Beware the friction you stop noticing: manual CSV exports, brittle Zapier chains, late‑night debugging of webhook misfires, and context switching across dashboards. Those hours are payroll, even if you are paying with your own weekends. On the custom side, estimate time for environment setup, dependency updates, and code review rituals that keep quality high. A balanced plan budgets time for automation audits and refactoring sprints, turning invisible drag into deliberate improvements that lower tickets, churn, and stress.

Value of Maintainability

Maintainability compounds like interest. When non‑technical teammates can adjust copy, prices, or workflows without developer time, experiments expand and bottlenecks shrink. Conversely, when everything requires deployments and pull requests, small changes get batched, delayed, or abandoned. Documenting your stack, naming conventions, and integration boundaries pays dividends whether visual or coded. A maker of custom candles saved hundreds each quarter after standardizing automations and owner dashboards, reducing support pings while freeing their freelancer budget for growth features instead.

Scalability, Integrations, and Flexibility

When Success Outgrows the Tool

Hitting platform limits is a quality problem—customers arrived. Plan for it early. Track query times, job queue delays, and automation throttles as leading indicators. Reserve unique workloads—pricing engines, recommendation logic, specialized exports—for modular services that can be replaced later without tearing down your storefront. A tutoring microbusiness kept sessions and billing in a visual app while moving scheduling conflicts to a tiny custom service, avoiding platform thresholds and keeping peak season snappy without a full rewrite.

Integration Pathways That Save Hours

Hitting platform limits is a quality problem—customers arrived. Plan for it early. Track query times, job queue delays, and automation throttles as leading indicators. Reserve unique workloads—pricing engines, recommendation logic, specialized exports—for modular services that can be replaced later without tearing down your storefront. A tutoring microbusiness kept sessions and billing in a visual app while moving scheduling conflicts to a tiny custom service, avoiding platform thresholds and keeping peak season snappy without a full rewrite.

Architecture Choices That Keep Options Open

Hitting platform limits is a quality problem—customers arrived. Plan for it early. Track query times, job queue delays, and automation throttles as leading indicators. Reserve unique workloads—pricing engines, recommendation logic, specialized exports—for modular services that can be replaced later without tearing down your storefront. A tutoring microbusiness kept sessions and billing in a visual app while moving scheduling conflicts to a tiny custom service, avoiding platform thresholds and keeping peak season snappy without a full rewrite.

Risk, Security, and Compliance for Tiny Teams

Security is not optional, even when you are small. We compare managed protections from reputable platforms—patching, DDoS mitigation, data encryption, and compliance attestations—with the responsibilities of rolling your own—secret management, dependency vetting, backups, and monitoring. You will learn simple, high‑leverage practices that reduce risk dramatically without paralyzing progress, plus a checklist for data handling, incident response, and vendor review. The aim is proportionate safety: practical guardrails that respect limited time yet protect customer trust.

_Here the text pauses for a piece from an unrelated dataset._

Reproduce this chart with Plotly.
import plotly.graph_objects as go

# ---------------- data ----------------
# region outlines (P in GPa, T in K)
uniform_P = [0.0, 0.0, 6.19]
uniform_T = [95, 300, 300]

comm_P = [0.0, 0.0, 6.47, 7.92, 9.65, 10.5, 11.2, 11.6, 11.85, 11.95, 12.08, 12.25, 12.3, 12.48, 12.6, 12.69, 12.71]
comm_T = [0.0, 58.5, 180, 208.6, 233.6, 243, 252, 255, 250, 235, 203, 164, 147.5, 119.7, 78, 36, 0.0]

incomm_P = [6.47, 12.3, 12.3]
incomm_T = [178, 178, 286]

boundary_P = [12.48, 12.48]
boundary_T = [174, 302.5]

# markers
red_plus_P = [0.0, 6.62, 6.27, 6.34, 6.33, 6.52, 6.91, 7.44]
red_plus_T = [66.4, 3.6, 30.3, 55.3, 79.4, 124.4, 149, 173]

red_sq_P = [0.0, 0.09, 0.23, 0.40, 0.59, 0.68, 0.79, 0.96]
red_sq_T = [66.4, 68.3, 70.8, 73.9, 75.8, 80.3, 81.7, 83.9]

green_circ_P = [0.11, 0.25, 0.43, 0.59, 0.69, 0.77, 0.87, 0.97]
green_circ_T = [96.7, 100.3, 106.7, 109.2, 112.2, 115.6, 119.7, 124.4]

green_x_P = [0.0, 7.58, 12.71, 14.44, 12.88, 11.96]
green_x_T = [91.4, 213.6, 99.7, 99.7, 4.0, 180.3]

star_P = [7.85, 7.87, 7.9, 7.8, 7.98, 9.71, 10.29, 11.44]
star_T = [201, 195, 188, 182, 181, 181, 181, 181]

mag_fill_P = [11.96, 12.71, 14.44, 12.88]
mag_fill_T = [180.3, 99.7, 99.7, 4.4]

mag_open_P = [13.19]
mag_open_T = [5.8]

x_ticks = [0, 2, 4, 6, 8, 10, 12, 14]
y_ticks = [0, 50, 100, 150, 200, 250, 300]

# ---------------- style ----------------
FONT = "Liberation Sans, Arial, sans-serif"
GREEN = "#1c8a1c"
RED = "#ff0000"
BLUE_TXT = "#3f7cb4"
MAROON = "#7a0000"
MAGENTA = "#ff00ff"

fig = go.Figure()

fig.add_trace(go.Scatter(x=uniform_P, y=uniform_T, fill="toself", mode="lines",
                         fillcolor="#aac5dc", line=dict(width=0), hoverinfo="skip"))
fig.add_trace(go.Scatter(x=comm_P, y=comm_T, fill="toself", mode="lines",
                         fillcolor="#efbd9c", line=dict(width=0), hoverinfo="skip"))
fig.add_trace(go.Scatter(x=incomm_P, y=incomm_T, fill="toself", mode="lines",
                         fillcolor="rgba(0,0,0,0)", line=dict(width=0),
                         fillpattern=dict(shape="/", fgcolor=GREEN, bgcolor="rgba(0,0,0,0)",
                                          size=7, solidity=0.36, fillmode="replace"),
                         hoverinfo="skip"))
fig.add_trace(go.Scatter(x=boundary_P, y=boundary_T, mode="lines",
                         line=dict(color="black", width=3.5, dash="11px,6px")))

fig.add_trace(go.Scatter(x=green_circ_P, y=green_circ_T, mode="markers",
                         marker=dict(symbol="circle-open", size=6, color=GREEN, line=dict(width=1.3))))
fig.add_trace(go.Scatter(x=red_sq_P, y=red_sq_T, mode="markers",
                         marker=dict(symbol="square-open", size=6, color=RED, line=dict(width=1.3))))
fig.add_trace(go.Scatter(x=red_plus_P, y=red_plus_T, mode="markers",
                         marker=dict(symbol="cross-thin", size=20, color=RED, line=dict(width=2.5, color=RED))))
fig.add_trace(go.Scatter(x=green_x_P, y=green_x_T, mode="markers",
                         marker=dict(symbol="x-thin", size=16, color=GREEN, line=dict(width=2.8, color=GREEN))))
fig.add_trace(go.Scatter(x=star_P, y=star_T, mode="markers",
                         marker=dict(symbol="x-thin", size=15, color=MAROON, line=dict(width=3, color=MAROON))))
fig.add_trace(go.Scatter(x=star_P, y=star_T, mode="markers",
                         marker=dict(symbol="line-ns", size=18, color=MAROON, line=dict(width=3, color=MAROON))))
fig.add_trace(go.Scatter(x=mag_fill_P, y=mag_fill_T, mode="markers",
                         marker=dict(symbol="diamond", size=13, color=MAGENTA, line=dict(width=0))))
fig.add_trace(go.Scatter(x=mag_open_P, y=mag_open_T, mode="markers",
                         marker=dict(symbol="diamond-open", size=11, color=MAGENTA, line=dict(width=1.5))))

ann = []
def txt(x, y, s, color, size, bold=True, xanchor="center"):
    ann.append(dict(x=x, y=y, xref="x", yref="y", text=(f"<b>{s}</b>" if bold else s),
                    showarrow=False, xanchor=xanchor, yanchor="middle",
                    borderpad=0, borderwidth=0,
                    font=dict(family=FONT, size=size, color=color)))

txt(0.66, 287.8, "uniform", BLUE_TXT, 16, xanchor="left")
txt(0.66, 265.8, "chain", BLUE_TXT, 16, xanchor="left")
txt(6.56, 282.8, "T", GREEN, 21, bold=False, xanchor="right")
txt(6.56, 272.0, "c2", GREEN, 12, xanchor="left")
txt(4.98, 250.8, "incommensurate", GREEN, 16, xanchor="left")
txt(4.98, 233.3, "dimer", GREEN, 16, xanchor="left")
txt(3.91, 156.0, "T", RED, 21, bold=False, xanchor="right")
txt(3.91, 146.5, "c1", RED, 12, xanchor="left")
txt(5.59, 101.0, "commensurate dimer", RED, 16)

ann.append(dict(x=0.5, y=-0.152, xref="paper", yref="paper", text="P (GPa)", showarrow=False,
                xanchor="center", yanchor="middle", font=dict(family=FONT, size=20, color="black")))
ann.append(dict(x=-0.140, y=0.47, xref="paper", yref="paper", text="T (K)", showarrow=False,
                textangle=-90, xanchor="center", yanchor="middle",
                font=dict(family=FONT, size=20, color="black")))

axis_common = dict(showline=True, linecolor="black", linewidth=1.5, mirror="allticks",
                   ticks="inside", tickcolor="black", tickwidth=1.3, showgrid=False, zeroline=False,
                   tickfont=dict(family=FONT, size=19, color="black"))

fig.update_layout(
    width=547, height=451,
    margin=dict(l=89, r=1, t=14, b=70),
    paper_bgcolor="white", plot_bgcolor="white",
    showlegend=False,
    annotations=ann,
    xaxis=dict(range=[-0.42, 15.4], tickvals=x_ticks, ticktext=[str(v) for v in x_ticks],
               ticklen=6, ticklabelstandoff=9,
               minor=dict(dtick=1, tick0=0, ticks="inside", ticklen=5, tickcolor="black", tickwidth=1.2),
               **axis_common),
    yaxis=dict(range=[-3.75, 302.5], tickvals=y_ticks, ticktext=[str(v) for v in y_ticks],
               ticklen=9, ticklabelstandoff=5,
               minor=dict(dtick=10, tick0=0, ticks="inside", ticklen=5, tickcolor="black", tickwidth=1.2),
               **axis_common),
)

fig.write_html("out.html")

Design, UX, and Differentiation

Customers judge with their thumbs and attention spans. Templates are wonderful accelerators, yet sameness can dull brand memory. We explore when to customize deeply, when to embrace conventions, and how to use copy, motion, and micro‑interactions to create trust quickly. Expect practical heuristics for performance budgets, accessibility as a growth lever, and storytelling patterns that convert curious visitors into loyal customers without bloating scope. Small details, done consistently, become your moat long before code becomes complex.

Team Skills, Hiring, and Long‑Term Capability

Your stack should match your people, not imaginary hires. We compare the empowerment of training generalists on visual platforms with the leverage of bringing in specialists for complex logic or integrations. You will get a simple capability matrix, guidance on when to upskill versus outsource, and tips for documentation that preserves momentum during vacations or growth spurts. The objective is resilience: a small team that can ship, learn, and improve without stalling whenever one person is unavailable.

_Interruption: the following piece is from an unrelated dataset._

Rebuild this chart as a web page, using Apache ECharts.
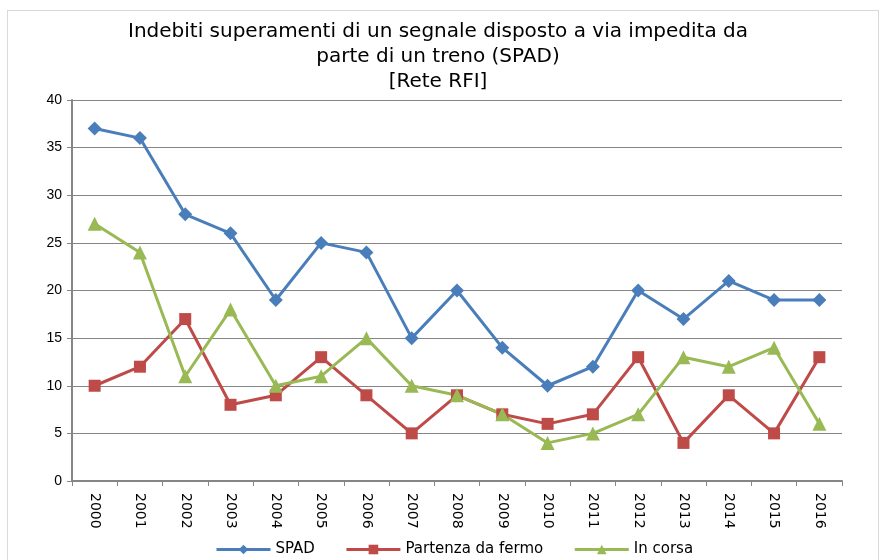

Leveling Up Non‑Technical Founders

Choose one visual platform and one automation tool, then commit to structured practice: recreate your own onboarding flow, build a simple dashboard, and connect email sequences. Block two hours weekly for experiments, and share learnings in a running log. Pair this with a tiny analytics routine, reviewing two metrics every Monday. A solo jeweler mastered updates by tackling one workflow at a time, cutting support requests in half and freeing weekends for design and customer relationships.

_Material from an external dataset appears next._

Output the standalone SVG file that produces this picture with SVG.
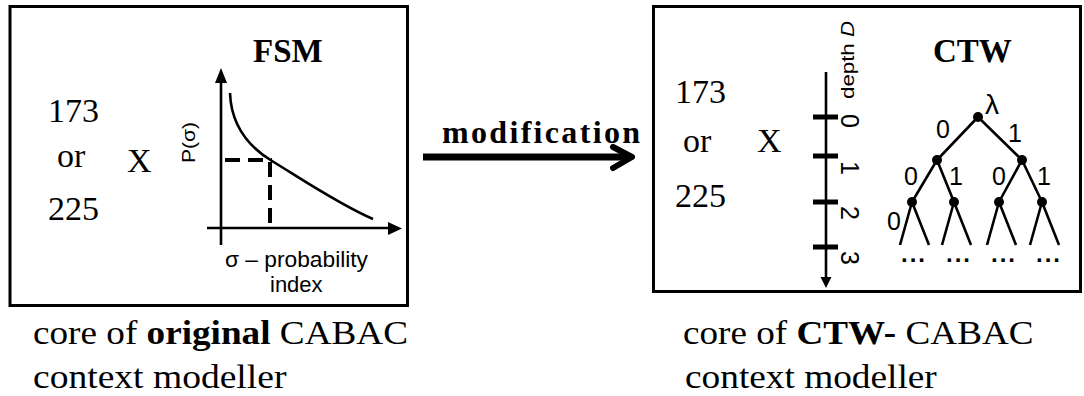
<svg xmlns="http://www.w3.org/2000/svg" width="1084" height="396" viewBox="0 0 1084 396">
<style>
.box{fill:#fff;stroke:#000;stroke-width:3}
.serif{font-family:"Liberation Serif","Times New Roman",serif;fill:#000}
.sans{font-family:"Liberation Sans",Arial,sans-serif;fill:#000}
.ln{stroke:#000;fill:none;stroke-width:2.6}
.dash{stroke:#000;fill:none;stroke-width:4;stroke-dasharray:15 8}
.tick{stroke:#000;stroke-width:5}
.nd{fill:#000}
.big{font-size:34px}
.lbl{font-size:25px}
</style>
<rect width="1084" height="396" fill="#fff"/>

<g id="fsm-box">
<rect class="box" x="10" y="6.5" width="397.5" height="299"/>
<text class="serif big" x="48" y="122">173</text>
<text class="serif big" x="57" y="167">or</text>
<text class="serif big" x="48" y="220">225</text>
<text class="serif big" x="127" y="172">X</text>
<text class="serif" x="253" y="62" font-size="33" font-weight="bold">FSM</text>
<line class="ln" x1="221" y1="80" x2="221" y2="245"/>
<polygon class="nd" points="215,83 227,83 221,68"/>
<line class="ln" x1="207" y1="228" x2="390" y2="228"/>
<polygon class="nd" points="388,222 388,235 402,228.5"/>
<path class="ln" d="M230,93 C231,120 244,144 272,161 C300,178 340,205 373,219"/>
<line class="dash" x1="225" y1="160" x2="272" y2="160"/>
<line class="dash" x1="270" y1="162" x2="270" y2="228"/>
<text class="sans" font-size="19" transform="translate(195,142.5) rotate(-90)" text-anchor="middle" textLength="41" lengthAdjust="spacingAndGlyphs">P(σ)</text>
<text class="sans" x="225" y="267" font-size="22" textLength="143" lengthAdjust="spacingAndGlyphs">σ – probability</text>
<text class="sans" x="270" y="292" font-size="22">index</text>
</g>

<g id="connectors">
<line x1="423" y1="157" x2="628" y2="157" stroke="#000" stroke-width="7"/>
<polyline points="613,147 632,157 613,168" fill="none" stroke="#000" stroke-width="6" stroke-linecap="round" stroke-linejoin="round"/>
<text class="serif" x="442" y="143" font-size="32" font-weight="bold" textLength="198" lengthAdjust="spacing">modification</text>
</g>

<g id="ctw-box">
<rect class="box" x="653.5" y="6.5" width="427" height="285"/>
<text class="serif big" x="675" y="103">173</text>
<text class="serif big" x="683" y="152">or</text>
<text class="serif big" x="675" y="207">225</text>
<text class="serif big" x="757" y="152">X</text>
<text class="serif" x="933" y="62" font-size="33" font-weight="bold">CTW</text>
<line class="ln" x1="826" y1="72" x2="826" y2="280"/>
<polygon class="nd" points="820.5,277 831.5,277 826,288"/>
<line class="tick" x1="813" y1="117" x2="838" y2="117"/>
<line class="tick" x1="813" y1="156" x2="838" y2="156"/>
<line class="tick" x1="813" y1="202" x2="838" y2="202"/>
<line class="tick" x1="813" y1="247" x2="838" y2="247"/>
<text class="sans" font-size="19" transform="translate(854,60) rotate(-90)" text-anchor="middle" textLength="78" lengthAdjust="spacingAndGlyphs">depth <tspan font-style="italic">D</tspan></text>
<text class="sans lbl" transform="translate(841,121) rotate(90)" text-anchor="middle">0</text>
<text class="sans lbl" transform="translate(841,168) rotate(90)" text-anchor="middle">1</text>
<text class="sans lbl" transform="translate(841,213) rotate(90)" text-anchor="middle">2</text>
<text class="sans lbl" transform="translate(841,258) rotate(90)" text-anchor="middle">3</text>
<g id="tree">
<path class="ln" d="M978,117 L937,160 M978,117 L1022,160 M937,160 L912,202 M937,160 L954,202 M1022,160 L999,202 M1022,160 L1042,202"/>
<path class="ln" d="M912,202 L900,245 M912,202 L929,245 M954,202 L942,245 M954,202 L971,245 M999,202 L987,245 M999,202 L1016,245 M1042,202 L1030,245 M1042,202 L1059,245"/>
<circle class="nd" cx="978" cy="117" r="5"/>
<circle class="nd" cx="937" cy="160" r="5"/>
<circle class="nd" cx="1022" cy="160" r="5"/>
<circle class="nd" cx="912" cy="202" r="5"/>
<circle class="nd" cx="954" cy="202" r="5"/>
<circle class="nd" cx="999" cy="202" r="5"/>
<circle class="nd" cx="1042" cy="202" r="5"/>
<text class="sans" x="985" y="114" font-size="28">λ</text>
<text class="sans lbl" x="936" y="138">0</text>
<text class="sans lbl" x="1008" y="142">1</text>
<text class="sans lbl" x="904" y="185">0</text>
<text class="sans lbl" x="949" y="185">1</text>
<text class="sans lbl" x="992" y="185">0</text>
<text class="sans lbl" x="1037" y="185">1</text>
<text class="sans lbl" x="887" y="230">0</text>
<text class="sans" x="901" y="262" font-size="24" font-weight="bold" textLength="24" lengthAdjust="spacing">...</text>
<text class="sans" x="946" y="262" font-size="24" font-weight="bold" textLength="24" lengthAdjust="spacing">...</text>
<text class="sans" x="991" y="262" font-size="24" font-weight="bold" textLength="24" lengthAdjust="spacing">...</text>
<text class="sans" x="1036" y="262" font-size="24" font-weight="bold" textLength="24" lengthAdjust="spacing">...</text>
</g>
</g>

<g id="captions">
<text class="serif big" transform="translate(33,344) scale(1.094,1)">core of <tspan font-weight="bold">original</tspan> CABAC</text>
<text class="serif big" transform="translate(33,388) scale(1.105,1)">context modeller</text>
<text class="serif big" transform="translate(683,344) scale(1.093,1)">core of <tspan font-weight="bold">CTW-</tspan> CABAC</text>
<text class="serif big" transform="translate(685,388) scale(1.098,1)">context modeller</text>
</g>
</svg>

When and How to Hire Specialists

Bring in experts when problems are clearly defined: performance bottlenecks, custom integrations, or complex data modeling. Start with scoped, outcome‑based projects and written acceptance criteria. Prefer contractors who document decisions and teach you to own changes. For ongoing needs, retain a few monthly hours rather than overhiring. A local meal‑prep brand used a part‑time engineer to harden webhooks and add testing, then paused the engagement once errors dropped, keeping their budget focused on marketing experiments.

Documentation, Governance, and Handover

Treat visual workflows like code: name things consistently, keep version notes, and capture architecture diagrams—even simple screenshots help. Establish a lightweight change review, especially for anything touching payments or data collection. Store secrets centrally and rotate them. Maintain a runbook for outages and a checklist for releasing features. When a boutique fitness studio expanded, a clear doc set let a new operator pick up daily ops in one afternoon, preserving continuity while the founder focused on partnerships.